Retype only what runs from the first line of the listing to the line holding "trit_c_err = [5.0, 6.3, 3.3, 4.7, 18.7, 11.0, 6.5, 10.0]", both included. Do not retype the pictures.
── Source data
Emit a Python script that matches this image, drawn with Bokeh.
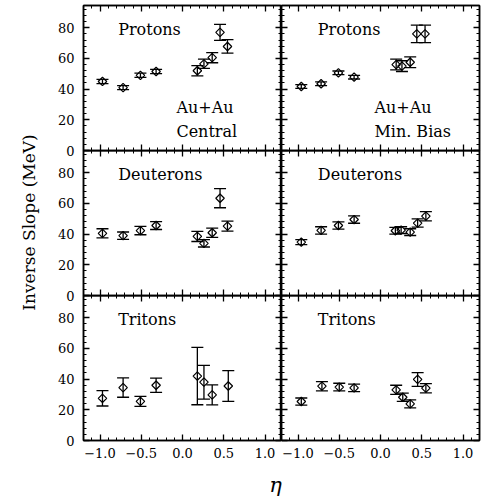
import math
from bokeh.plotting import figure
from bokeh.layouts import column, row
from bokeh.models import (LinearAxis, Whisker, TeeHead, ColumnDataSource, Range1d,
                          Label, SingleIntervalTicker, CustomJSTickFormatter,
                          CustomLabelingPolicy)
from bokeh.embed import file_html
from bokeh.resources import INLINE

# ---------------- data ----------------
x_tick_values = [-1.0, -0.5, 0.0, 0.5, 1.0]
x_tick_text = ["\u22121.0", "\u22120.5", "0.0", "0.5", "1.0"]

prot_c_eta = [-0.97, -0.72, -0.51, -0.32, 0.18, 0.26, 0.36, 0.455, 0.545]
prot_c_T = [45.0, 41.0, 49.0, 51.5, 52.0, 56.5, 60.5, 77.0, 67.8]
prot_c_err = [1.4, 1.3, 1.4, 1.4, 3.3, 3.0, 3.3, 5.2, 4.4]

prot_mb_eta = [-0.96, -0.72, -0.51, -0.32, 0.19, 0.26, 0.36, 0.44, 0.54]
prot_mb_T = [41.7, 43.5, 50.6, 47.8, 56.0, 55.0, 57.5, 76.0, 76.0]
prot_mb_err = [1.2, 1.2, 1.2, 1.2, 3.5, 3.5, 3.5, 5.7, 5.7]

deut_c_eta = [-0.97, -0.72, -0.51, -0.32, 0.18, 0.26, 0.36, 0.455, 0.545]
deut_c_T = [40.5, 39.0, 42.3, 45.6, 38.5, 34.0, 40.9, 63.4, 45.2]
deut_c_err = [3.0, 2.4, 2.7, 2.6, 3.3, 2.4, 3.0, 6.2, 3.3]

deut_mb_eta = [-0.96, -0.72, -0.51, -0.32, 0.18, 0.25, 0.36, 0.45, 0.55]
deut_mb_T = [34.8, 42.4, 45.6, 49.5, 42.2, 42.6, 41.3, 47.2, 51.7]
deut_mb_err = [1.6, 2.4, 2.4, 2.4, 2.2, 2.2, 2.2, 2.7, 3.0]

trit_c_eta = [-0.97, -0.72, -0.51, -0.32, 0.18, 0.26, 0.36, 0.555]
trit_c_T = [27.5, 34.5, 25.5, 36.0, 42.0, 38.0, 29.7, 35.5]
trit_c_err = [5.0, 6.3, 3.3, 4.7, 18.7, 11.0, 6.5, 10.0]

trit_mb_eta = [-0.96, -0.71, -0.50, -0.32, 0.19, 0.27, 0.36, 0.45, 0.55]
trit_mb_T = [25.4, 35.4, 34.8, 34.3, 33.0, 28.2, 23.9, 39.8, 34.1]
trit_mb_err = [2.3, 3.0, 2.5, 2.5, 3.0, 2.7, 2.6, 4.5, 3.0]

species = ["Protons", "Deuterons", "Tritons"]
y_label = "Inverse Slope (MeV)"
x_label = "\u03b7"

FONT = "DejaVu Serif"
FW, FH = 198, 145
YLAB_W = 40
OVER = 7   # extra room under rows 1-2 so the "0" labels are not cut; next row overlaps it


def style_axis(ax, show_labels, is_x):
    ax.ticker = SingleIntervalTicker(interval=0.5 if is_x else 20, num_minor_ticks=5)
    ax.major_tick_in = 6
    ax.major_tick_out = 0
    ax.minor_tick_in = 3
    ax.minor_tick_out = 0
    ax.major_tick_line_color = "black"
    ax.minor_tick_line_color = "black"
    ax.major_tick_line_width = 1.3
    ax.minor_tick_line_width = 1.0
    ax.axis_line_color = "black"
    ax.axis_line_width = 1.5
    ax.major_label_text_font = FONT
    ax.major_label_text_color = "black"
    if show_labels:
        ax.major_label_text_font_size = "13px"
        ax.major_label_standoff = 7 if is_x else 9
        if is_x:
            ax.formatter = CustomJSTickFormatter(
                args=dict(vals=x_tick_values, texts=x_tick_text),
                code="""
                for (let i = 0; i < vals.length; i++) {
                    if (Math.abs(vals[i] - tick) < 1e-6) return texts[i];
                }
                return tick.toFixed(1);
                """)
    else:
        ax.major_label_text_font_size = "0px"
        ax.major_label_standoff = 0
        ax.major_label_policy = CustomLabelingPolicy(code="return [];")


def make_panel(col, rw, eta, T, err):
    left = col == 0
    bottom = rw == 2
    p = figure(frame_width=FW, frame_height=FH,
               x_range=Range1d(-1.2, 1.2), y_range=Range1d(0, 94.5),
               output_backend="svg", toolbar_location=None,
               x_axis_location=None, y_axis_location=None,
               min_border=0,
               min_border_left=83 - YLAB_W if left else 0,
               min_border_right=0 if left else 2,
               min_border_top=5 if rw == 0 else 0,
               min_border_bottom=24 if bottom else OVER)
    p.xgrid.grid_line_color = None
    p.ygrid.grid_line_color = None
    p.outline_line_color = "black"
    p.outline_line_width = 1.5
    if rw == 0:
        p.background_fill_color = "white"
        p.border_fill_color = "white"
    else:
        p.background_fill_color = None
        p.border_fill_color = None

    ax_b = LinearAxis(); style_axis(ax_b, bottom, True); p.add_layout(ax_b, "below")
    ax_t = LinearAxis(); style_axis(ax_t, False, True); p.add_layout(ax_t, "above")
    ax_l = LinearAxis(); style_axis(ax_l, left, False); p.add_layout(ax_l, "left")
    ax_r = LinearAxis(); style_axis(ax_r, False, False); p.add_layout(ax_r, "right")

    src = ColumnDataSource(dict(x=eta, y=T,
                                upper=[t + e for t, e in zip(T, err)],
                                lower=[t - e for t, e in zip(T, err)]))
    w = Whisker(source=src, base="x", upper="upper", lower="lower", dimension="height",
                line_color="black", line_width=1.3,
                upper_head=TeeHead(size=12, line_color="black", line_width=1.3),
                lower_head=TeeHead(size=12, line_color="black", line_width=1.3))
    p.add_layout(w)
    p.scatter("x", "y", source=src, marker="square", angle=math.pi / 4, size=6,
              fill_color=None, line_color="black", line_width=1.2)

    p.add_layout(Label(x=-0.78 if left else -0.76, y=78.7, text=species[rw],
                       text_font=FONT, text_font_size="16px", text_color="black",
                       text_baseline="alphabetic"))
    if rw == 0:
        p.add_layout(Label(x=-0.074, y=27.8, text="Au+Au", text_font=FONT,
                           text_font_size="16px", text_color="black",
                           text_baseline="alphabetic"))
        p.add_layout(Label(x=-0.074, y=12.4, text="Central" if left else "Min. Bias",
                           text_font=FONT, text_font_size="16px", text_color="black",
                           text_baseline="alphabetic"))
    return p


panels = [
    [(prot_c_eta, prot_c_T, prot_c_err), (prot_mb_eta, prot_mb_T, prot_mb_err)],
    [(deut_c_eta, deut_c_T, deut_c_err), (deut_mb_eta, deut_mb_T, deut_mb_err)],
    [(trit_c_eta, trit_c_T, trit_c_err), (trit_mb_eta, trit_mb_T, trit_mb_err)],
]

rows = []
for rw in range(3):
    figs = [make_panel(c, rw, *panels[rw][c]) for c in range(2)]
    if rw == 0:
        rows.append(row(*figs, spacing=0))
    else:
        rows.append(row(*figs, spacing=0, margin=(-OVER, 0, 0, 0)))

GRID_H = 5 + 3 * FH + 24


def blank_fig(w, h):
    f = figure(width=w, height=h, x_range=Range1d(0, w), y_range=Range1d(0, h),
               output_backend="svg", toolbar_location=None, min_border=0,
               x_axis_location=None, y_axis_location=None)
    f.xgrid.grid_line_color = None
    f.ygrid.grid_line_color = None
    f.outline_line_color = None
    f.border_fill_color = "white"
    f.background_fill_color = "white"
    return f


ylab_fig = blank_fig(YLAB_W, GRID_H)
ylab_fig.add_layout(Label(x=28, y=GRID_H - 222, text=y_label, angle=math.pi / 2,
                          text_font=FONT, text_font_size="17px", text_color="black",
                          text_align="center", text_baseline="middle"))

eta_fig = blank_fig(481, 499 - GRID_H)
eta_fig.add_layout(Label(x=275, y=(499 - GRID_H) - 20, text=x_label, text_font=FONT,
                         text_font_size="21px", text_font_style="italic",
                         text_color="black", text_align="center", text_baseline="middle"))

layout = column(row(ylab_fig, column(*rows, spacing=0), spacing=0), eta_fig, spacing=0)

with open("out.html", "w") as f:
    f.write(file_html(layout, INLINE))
────
*Response to the task*
Emit a Python script that matches this image, drawn with Bokeh.
import math
from bokeh.plotting import figure
from bokeh.layouts import column, row
from bokeh.models import (LinearAxis, Whisker, TeeHead, ColumnDataSource, Range1d,
                          Label, SingleIntervalTicker, CustomJSTickFormatter,
                          CustomLabelingPolicy)
from bokeh.embed import file_html
from bokeh.resources import INLINE

# ---------------- data ----------------
x_tick_values = [-1.0, -0.5, 0.0, 0.5, 1.0]
x_tick_text = ["\u22121.0", "\u22120.5", "0.0", "0.5", "1.0"]

prot_c_eta = [-0.97, -0.72, -0.51, -0.32, 0.18, 0.26, 0.36, 0.455, 0.545]
prot_c_T = [45.0, 41.0, 49.0, 51.5, 52.0, 56.5, 60.5, 77.0, 67.8]
prot_c_err = [1.4, 1.3, 1.4, 1.4, 3.3, 3.0, 3.3, 5.2, 4.4]

prot_mb_eta = [-0.96, -0.72, -0.51, -0.32, 0.19, 0.26, 0.36, 0.44, 0.54]
prot_mb_T = [41.7, 43.5, 50.6, 47.8, 56.0, 55.0, 57.5, 76.0, 76.0]
prot_mb_err = [1.2, 1.2, 1.2, 1.2, 3.5, 3.5, 3.5, 5.7, 5.7]

deut_c_eta = [-0.97, -0.72, -0.51, -0.32, 0.18, 0.26, 0.36, 0.455, 0.545]
deut_c_T = [40.5, 39.0, 42.3, 45.6, 38.5, 34.0, 40.9, 63.4, 45.2]
deut_c_err = [3.0, 2.4, 2.7, 2.6, 3.3, 2.4, 3.0, 6.2, 3.3]

deut_mb_eta = [-0.96, -0.72, -0.51, -0.32, 0.18, 0.25, 0.36, 0.45, 0.55]
deut_mb_T = [34.8, 42.4, 45.6, 49.5, 42.2, 42.6, 41.3, 47.2, 51.7]
deut_mb_err = [1.6, 2.4, 2.4, 2.4, 2.2, 2.2, 2.2, 2.7, 3.0]

trit_c_eta = [-0.97, -0.72, -0.51, -0.32, 0.18, 0.26, 0.36, 0.555]
trit_c_T = [27.5, 34.5, 25.5, 36.0, 42.0, 38.0, 29.7, 35.5]
trit_c_err = [5.0, 6.3, 3.3, 4.7, 18.7, 11.0, 6.5, 10.0]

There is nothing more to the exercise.